The link between strong sustainability management and value creation is increasingly evident. A 2012 Deutsche Bank review of 100 academic studies, 56 research papers, two literature reviews, and four meta-studies on sustainable investing found 89% of studies demonstrated that companies with high ESG ratings also show market-based outperformance, and 85% of the studies indicated that these companies experience accounting-based outperformance. 
A May 2012 Harvard Business School working paper revealed that “High Sustainability” companies outperformed “Low Sustainability” companies on several measures. Based on stock market performance in a value-weighted portfolio, $1 invested in 1993 in the “High Sustainability” group would have grown to $22.60 by 2010, compared to $15.40 in the “Low Sustainability” group. 
More than 1,200 institutional investors managing over $33 trillion have joined The Principles for Responsible Investment, and publicly commit to seek comprehensive corporate ESG disclosure and incorporate it into investment decisions.
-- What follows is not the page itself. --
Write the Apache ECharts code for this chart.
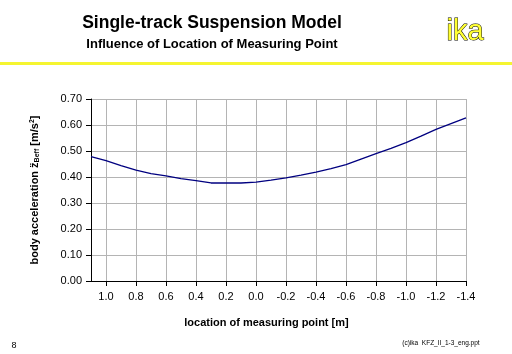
<!DOCTYPE html>
<html><head><meta charset="utf-8">
<script src="https://cdn.jsdelivr.net/npm/echarts@6/dist/echarts.min.js"></script>
<style>html,body{margin:0;padding:0;background:#fff}#c{width:512px;height:354px}</style>
</head><body><div id="c"></div>
<script>
const positions = [1.1,1.0,0.9,0.8,0.7,0.6,0.5,0.4,0.3,0.2,0.1,0.0,-0.1,-0.2,-0.3,-0.4,-0.5,-0.6,-0.7,-0.8,-0.9,-1.0,-1.1,-1.2,-1.3,-1.4];
const accel = [0.478,0.463,0.444,0.426,0.413,0.404,0.394,0.386,0.377,0.377,0.377,0.380,0.388,0.397,0.407,0.419,0.432,0.448,0.469,0.490,0.510,0.532,0.557,0.583,0.605,0.627];
const yTicks = [0,0.1,0.2,0.3,0.4,0.5,0.6,0.7];
const title = "Single-track Suspension Model";
const subtitle = "Influence of Location of Measuring Point";
const xName = "location of measuring point [m]";

const F = '"Liberation Sans", Arial, sans-serif';
const chart = echarts.init(document.getElementById('c'), null, {renderer:'canvas'});
chart.setOption({
  animation:false,
  backgroundColor:'#fff',
  grid:{left:91,right:46,top:99,bottom:73},
  graphic:[
    {type:'text',x:212,y:23,style:{text:title,font:'bold 17.5px '+F,fill:'#000',textAlign:'center',textVerticalAlign:'middle'}},
    {type:'text',x:212,y:44,style:{text:subtitle,font:'bold 13px '+F,fill:'#000',textAlign:'center',textVerticalAlign:'middle'}},
    {type:'text',x:465,y:32,style:{text:'ika',font:'29px '+F,fill:'#ffff33',stroke:'#000',lineWidth:1,textAlign:'center',textVerticalAlign:'middle'}},
    {type:'rect',shape:{x:0,y:62,width:512,height:3},style:{fill:'#f5f530'}},
    {type:'text',x:14,y:346,style:{text:'8',font:'9px '+F,fill:'#000',textAlign:'center',textVerticalAlign:'middle'}},
    {type:'text',x:441,y:343,style:{text:'(c)ika  KFZ_II_1-3_eng.ppt',font:'6.5px '+F,fill:'#000',textAlign:'center',textVerticalAlign:'middle'}}
  ],
  xAxis:{
    type:'value', inverse:true, min:-1.4, max:1.1, interval:0.2,
    name:xName, nameLocation:'middle', nameGap:36,
    nameTextStyle:{fontFamily:F,fontWeight:'bold',fontSize:11,color:'#000',padding:[0,24,0,0]},
    axisLine:{show:true,onZero:false,lineStyle:{color:'#000',width:1}},
    axisTick:{show:true,length:5,lineStyle:{color:'#000'}},
    axisLabel:{fontFamily:F,fontSize:11,color:'#000',margin:10,showMaxLabel:false,
      formatter:v=>{const r=Math.round(v*10)/10; return Math.abs(r-1.1)<1e-6?'':r.toFixed(1);}},
    splitLine:{show:true,lineStyle:{color:'#b4b4b4',width:1}}
  },
  yAxis:{
    type:'value', min:0, max:0.7, interval:0.1,
    name:'{n|body acceleration z\u0308}{s|Beff}{n| [m/s}{p|2}{n|]}',
    nameLocation:'middle', nameGap:50, nameRotate:90,
    nameTextStyle:{fontFamily:F,fontWeight:'bold',fontSize:11,color:'#000',
      rich:{
        n:{fontFamily:F,fontWeight:'bold',fontSize:11,color:'#000'},
        s:{fontFamily:F,fontWeight:'bold',fontSize:7,color:'#000',padding:[5,0,0,0]},
        p:{fontFamily:F,fontWeight:'bold',fontSize:7,color:'#000',padding:[0,0,5,0]}
      }},
    axisLine:{show:true,onZero:false,lineStyle:{color:'#000',width:1}},
    axisTick:{show:true,length:5,lineStyle:{color:'#000'}},
    axisLabel:{fontFamily:F,fontSize:11,color:'#000',margin:9,formatter:v=>v.toFixed(2)},
    splitLine:{show:true,lineStyle:{color:'#b4b4b4',width:1}}
  },
  series:[{
    type:'line', data:positions.map((p,i)=>[p,accel[i]]),
    showSymbol:false, smooth:false,
    lineStyle:{color:'#000080',width:1.3}
  }]
});
</script></body></html>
According to a 2011 KPMG report, 80% of Fortune Global 250 companies produce sustainability reports.  The majority of large corporations also recognize the value of sustainability reporting. As of December 2012, 53% of the S&P 500 and 57% of the Fortune 500 published a corporate sustainability report.  
The Board of Directors shall issue an annual sustainability report describing Cincinnati Financial Corporation's short- and long-term responses to ESG-related issues. The report should include objective quantitative indicators and goals relating to each issue where feasible, be prepared at a reasonable cost, omit proprietary information, and be made available to shareholders by September 30, 2014.
The report should address relevant policies, practices, metrics and goals on topics such as: greenhouse gas emissions, financed emissions, water management, waste minimization, energy efficiency, and other relevant environmental and social impacts. The report should also include a plan for our company to help mitigate its business risk from climate change by adopting policies to help mitigate climate change by encouraging (where feasible) reduced greenhouse gas emissions by our customers and our company. 
We recommend Cincinnati Financial Corp. consider using the Global Reporting Initiative's (GRI) Sustainability Reporting Guidelines to prepare the report. The GRI is an international organization developed with representatives from business, environmental, human rights and labor communities. The Guidelines cover environmental impacts, labor practices, human rights, product responsibility, and community impacts. The Guidelines provide a flexible reporting system which allows the omission of content irrelevant to company operations.